▸ **Task statement**
In the listing that follows, count each line where the word "page" appears; write nothing but the count.

- - -

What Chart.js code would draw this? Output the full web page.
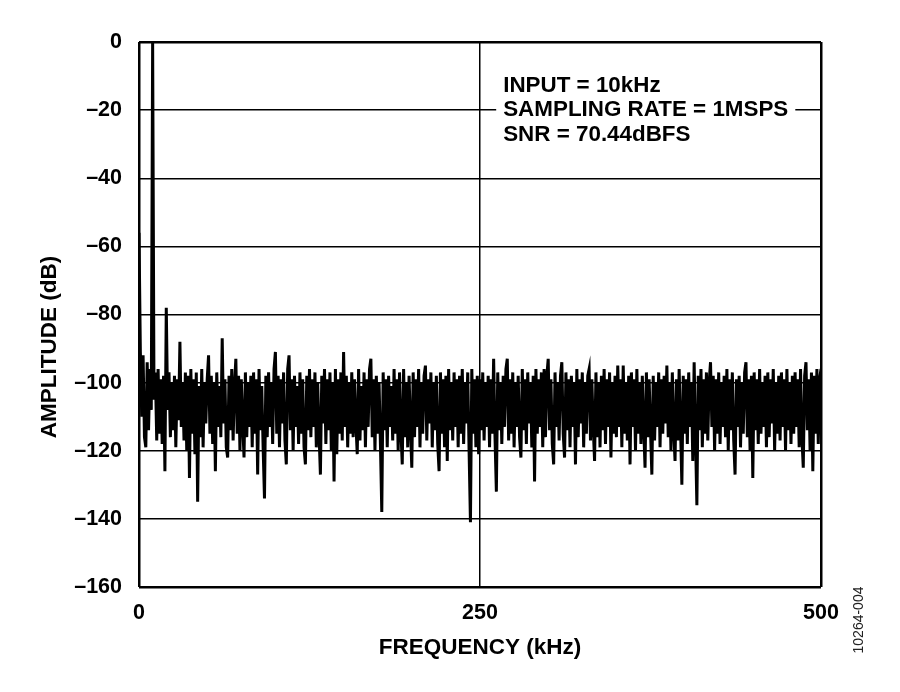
<!DOCTYPE html>
<html>
<head>
<meta charset="utf-8">
<title>FFT plot</title>
<script src="https://cdn.jsdelivr.net/npm/chart.js@4.4.0/dist/chart.umd.min.js"></script>
<style>
  body { margin: 0; background: #fff; }
  canvas { display: block; }
</style>
</head>
<body>
<canvas id="fftChart" width="900" height="692"></canvas>
<script>
// one bin per kHz, 0..500 kHz
const binStepKHz = 1;
const amplitudeDb = [
  -56, -91, -110, -92, -116, -119, -94, -114, -96, -108, 0, -105, -97, -117, -96, -115, -99, -118, -98, -126, -78, -108, -97, -116, -100,
  -114, -98, -119, -99, -111, -88, -113, -100, -117, -97, -120, -98, -128, -96, -115, -99, -121, -97, -135, -101, -116, -96, -119, -100, -112,
  -99, -92, -115, -98, -118, -100, -126, -97, -113, -101, -116, -87, -112, -99, -119, -122, -98, -114, -96, -117, -101, -93, -115, -98, -120,
  -99, -112, -122, -97, -116, -100, -113, -98, -119, -97, -115, -99, -127, -96, -114, -101, -119, -134, -98, -116, -97, -113, -100, -118, -96,
  -91, -115, -98, -119, -99, -112, -97, -117, -124, -96, -92, -114, -99, -120, -98, -113, -101, -118, -97, -115, -99, -119, -124, -98, -114,
  -96, -116, -99, -113, -97, -119, -100, -115, -127, -98, -112, -96, -118, -99, -114, -97, -120, -100, -129, -96, -121, -99, -115, -97, -117,
  -91, -113, -98, -119, -100, -115, -97, -116, -99, -112, -121, -96, -117, -101, -114, -97, -119, -99, -113, -96, -93, -116, -99, -120, -98,
  -115, -100, -118, -138, -97, -114, -99, -119, -98, -113, -101, -117, -96, -115, -99, -120, -97, -114, -124, -96, -116, -100, -119, -98, -113,
  -125, -97, -116, -99, -113, -96, -119, -100, -115, -98, -95, -117, -99, -112, -97, -119, -100, -114, -98, -118, -126, -97, -115, -99, -119,
  -98, -123, -96, -114, -100, -117, -97, -113, -99, -119, -98, -115, -96, -118, -100, -112, -97, -120, -141, -96, -115, -99, -119, -98, -121,
  -99, -114, -97, -117, -100, -113, -98, -119, -99, -115, -93, -116, -132, -97, -114, -100, -118, -98, -113, -96, -93, -117, -99, -115, -97,
  -119, -100, -113, -98, -116, -122, -96, -114, -99, -118, -97, -112, -100, -119, -98, -129, -96, -115, -99, -113, -97, -119, -96, -116, -98,
  -93, -114, -99, -118, -124, -97, -113, -100, -117, -98, -94, -115, -122, -97, -114, -99, -119, -98, -113, -100, -124, -96, -116, -99, -112,
  -97, -119, -100, -115, -98, -96, -117, -99, -113, -123, -97, -116, -100, -119, -98, -114, -96, -118, -99, -113, -97, -122, -100, -115, -98,
  -116, -95, -113, -99, -119, -95, -115, -100, -117, -98, -124, -97, -113, -99, -120, -96, -115, -100, -118, -98, -113, -125, -97, -116, -99,
  -114, -127, -98, -117, -100, -113, -97, -119, -99, -115, -98, -112, -95, -116, -100, -120, -97, -114, -123, -99, -117, -96, -113, -130, -98,
  -115, -99, -118, -97, -113, -100, -123, -94, -116, -136, -98, -114, -96, -119, -99, -115, -97, -117, -100, -94, -113, -98, -120, -99, -115,
  -97, -118, -100, -113, -98, -116, -96, -120, -99, -114, -97, -117, -127, -99, -113, -98, -119, -100, -115, -97, -94, -116, -99, -120, -98,
  -128, -97, -114, -99, -118, -96, -115, -100, -113, -98, -119, -97, -116, -99, -112, -96, -120, -100, -115, -98, -117, -97, -113, -99, -120,
  -96, -114, -100, -118, -98, -115, -97, -113, -99, -119, -96, -116, -125, -98, -94, -114, -99, -120, -97, -126, -98, -115, -96, -118, -99,
  -96
];
const xTickValues = [0, 250, 500];
const yMin = -160;
const yMax = 0;
const yStep = 20;
const noteLines = ['INPUT = 10kHz', 'SAMPLING RATE = 1MSPS', 'SNR = 70.44dBFS'];
const yTitle = 'AMPLITUDE (dB)';
const figureId = '10264-004';

const fontFamily = '"Liberation Sans", Arial, Helvetica, sans-serif';

const points = amplitudeDb.map((v, i) => ({ x: i * binStepKHz, y: v }));

// boxed frame: edge grid lines a bit heavier than inner ones
const edgeWidth = (value, a, b) => (value === a || value === b ? 2.5 : 1.5);

const notesPlugin = {
  id: 'notes',
  afterDraw(chart) {
    const { ctx } = chart;
    const xs = chart.scales.x;
    const ys = chart.scales.y;
    const left = xs.getPixelForValue(267);
    const mid = ys.getPixelForValue(-20);
    ctx.save();
    ctx.font = 'bold 22.4px ' + fontFamily;
    ctx.textBaseline = 'middle';
    ctx.textAlign = 'left';
    // white box so the -20 grid line stops at the text
    const w = ctx.measureText(noteLines[1]).width;
    ctx.fillStyle = '#fff';
    ctx.fillRect(left - 7, mid - 11, w + 14, 22);
    ctx.fillStyle = '#000';
    noteLines.forEach((t, i) => {
      ctx.fillText(t, left, mid + (i - 1) * 24.5);
    });
    ctx.restore();

    // y axis title, sits a little below the middle in the original
    ctx.save();
    ctx.font = 'bold 22.5px ' + fontFamily;
    ctx.fillStyle = '#000';
    ctx.textAlign = 'center';
    ctx.textBaseline = 'middle';
    ctx.translate(50, 347);
    ctx.rotate(-Math.PI / 2);
    ctx.fillText(yTitle, 0, 0);
    ctx.restore();

    // figure number down the right side
    ctx.save();
    ctx.font = '14px ' + fontFamily;
    ctx.fillStyle = '#222';
    ctx.textAlign = 'center';
    ctx.textBaseline = 'middle';
    ctx.translate(859, 620);
    ctx.rotate(-Math.PI / 2);
    ctx.fillText(figureId, 0, 0);
    ctx.restore();
  }
};

new Chart(document.getElementById('fftChart').getContext('2d'), {
  type: 'line',
  data: {
    datasets: [{
      data: points,
      borderColor: '#000',
      borderWidth: 3,
      pointRadius: 0,
      tension: 0,
      fill: false
    }]
  },
  options: {
    responsive: false,
    animation: false,
    layout: { padding: { left: 0, top: 42, right: 79, bottom: 0 } },
    plugins: { legend: { display: false }, tooltip: { enabled: false } },
    scales: {
      x: {
        type: 'linear',
        min: 0,
        max: 500,
        afterFit: s => { s.height = 105; },
        afterBuildTicks: axis => { axis.ticks = xTickValues.map(v => ({ value: v })); },
        grid: {
          color: '#000',
          lineWidth: c => edgeWidth(c.tick.value, 0, 500),
          drawTicks: false
        },
        border: { display: false },
        ticks: {
          color: '#000',
          padding: 13,
          maxRotation: 0,
          font: { family: fontFamily, size: 21.5, weight: 'bold' }
        },
        title: {
          display: true,
          text: 'FREQUENCY (kHz)',
          color: '#000',
          font: { family: fontFamily, size: 22.5, weight: 'bold' },
          padding: { top: 0, bottom: 31 }
        }
      },
      y: {
        min: yMin,
        max: yMax,
        afterFit: s => { s.width = 139; },
        grid: {
          color: '#000',
          lineWidth: c => edgeWidth(c.tick.value, yMin, yMax),
          drawTicks: false
        },
        border: { display: false },
        ticks: {
          stepSize: yStep,
          color: '#000',
          padding: 17,
          font: { family: fontFamily, size: 21.5, weight: 'bold' },
          callback: v => (v < 0 ? '\u2013' + Math.abs(v) : String(v))
        },
        title: { display: false }
      }
    }
  },
  plugins: [notesPlugin]
});
</script>
</body>
</html>
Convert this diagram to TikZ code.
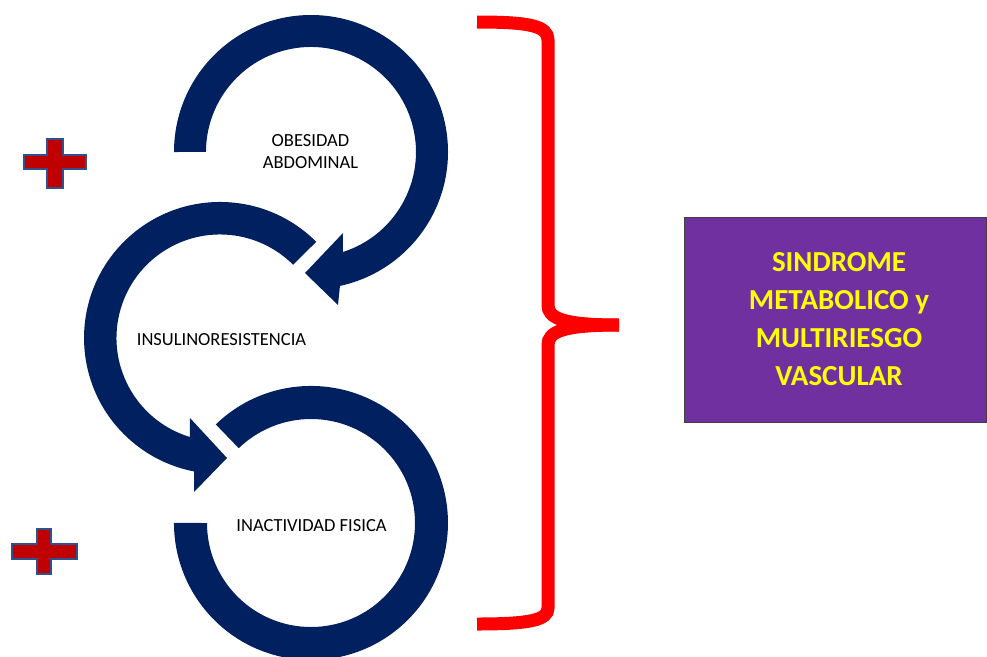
\documentclass[tikz,border=0pt]{standalone}
\usepackage{fontspec}
\setmainfont{Carlito}
\definecolor{navy}{RGB}{0,32,96}
\definecolor{plusred}{RGB}{192,0,0}
\definecolor{plusblue}{RGB}{47,82,143}
\definecolor{boxpurple}{RGB}{112,48,160}
\definecolor{braced}{RGB}{255,0,0}
\definecolor{ytext}{RGB}{255,255,0}
\begin{document}
\begin{tikzpicture}[x=1pt,y=1pt,
  ring/.style={fill=navy,draw=none},
  plussign/.style={fill=plusred,draw=plusblue,line width=2.4pt,line join=miter},
  lbl/.style={font=\fontsize{18.5}{21.5}\selectfont,text=black,align=center,anchor=base,inner sep=0pt},
  brace/.style={draw=braced,line width=13pt},
  resbox/.style={fill=boxpurple,draw=black!75,line width=0.8pt},
  restext/.style={font=\fontsize{29}{37.8}\selectfont\bfseries,text=ytext,align=center,anchor=base,inner sep=0pt}]
\useasboundingbox (0,0) rectangle (987,-656);
\clip (0,0) rectangle (987,-656);
% centres
\coordinate (c1) at (311,-152);
\coordinate (c2) at (220,-338);
\coordinate (c3) at (311,-523);
% ring 1 (obesidad)
\fill[ring] (174,-152) arc[start angle=180, end angle=-77.8, radius=137]
  -- (338,-305) -- (305,-273) -- (343,-233) -- (342.9,-252)
  arc[start angle=-72.3, end angle=180, radius=105] -- cycle;
% ring 2 (insulinoresistencia)
\fill[ring] (316.2,-241.8) arc[start angle=45, end angle=259, radius=136]
  -- (194,-492) -- (227,-458) -- (190,-418) -- (189.9,-437)
  arc[start angle=253.1, end angle=45, radius=103.5] -- cycle;
% ring 3 (inactividad)
\fill[ring] (215.8,-424.4) arc[start angle=134, end angle=-180, radius=137]
  -- (207,-523) arc[start angle=-180, end angle=134, radius=104] -- cycle;
% labels (anchor = baseline of last line)
\node[lbl] (obes) at (310.5,-168.3) {OBESIDAD\\ABDOMINAL};
\node[lbl] (insu) at (221.5,-345) {INSULINORESISTENCIA};
\node[lbl] (inac) at (311.5,-531.7) {INACTIVIDAD FISICA};
% plus signs
\draw[plussign] (24.2,-155.2) -- (47.2,-155.2) -- (47.2,-139.2) -- (62.8,-139.2) -- (62.8,-155.2)
  -- (85.8,-155.2) -- (85.8,-168.8) -- (62.8,-168.8) -- (62.8,-187.8) -- (47.2,-187.8)
  -- (47.2,-168.8) -- (24.2,-168.8) -- cycle;
\draw[plussign] (12.2,-544.2) -- (37.2,-544.2) -- (37.2,-529.2) -- (50.8,-529.2) -- (50.8,-544.2)
  -- (76.8,-544.2) -- (76.8,-558.8) -- (50.8,-558.8) -- (50.8,-573.8) -- (37.2,-573.8)
  -- (37.2,-558.8) -- (12.2,-558.8) -- cycle;
% brace
\draw[brace] (477,-22) .. controls (530,-22) and (548,-26) .. (548,-40) -- (548,-305)
  .. controls (548,-318) and (562,-325) .. (619,-325);
\draw[brace] (619,-325) .. controls (562,-325) and (548,-332) .. (548,-345) -- (548,-608)
  .. controls (548,-620) and (530,-624) .. (477,-624);
% result box
\draw[resbox] (684,-217) rectangle (986.5,-422);
\node[restext] (sind) at (839,-385) {SINDROME\\METABOLICO y\\MULTIRIESGO\\VASCULAR};
\end{tikzpicture}
\end{document}
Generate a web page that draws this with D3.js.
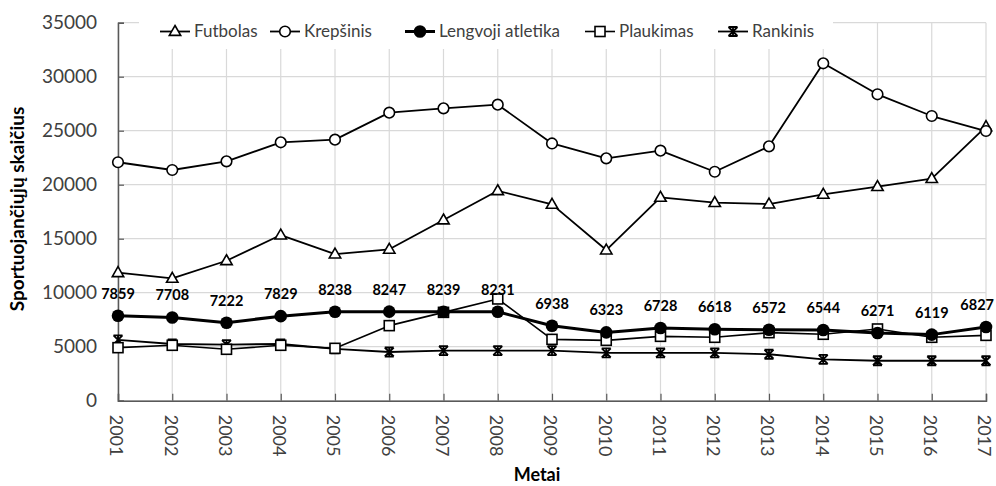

- - -

▸ **Task answer**
2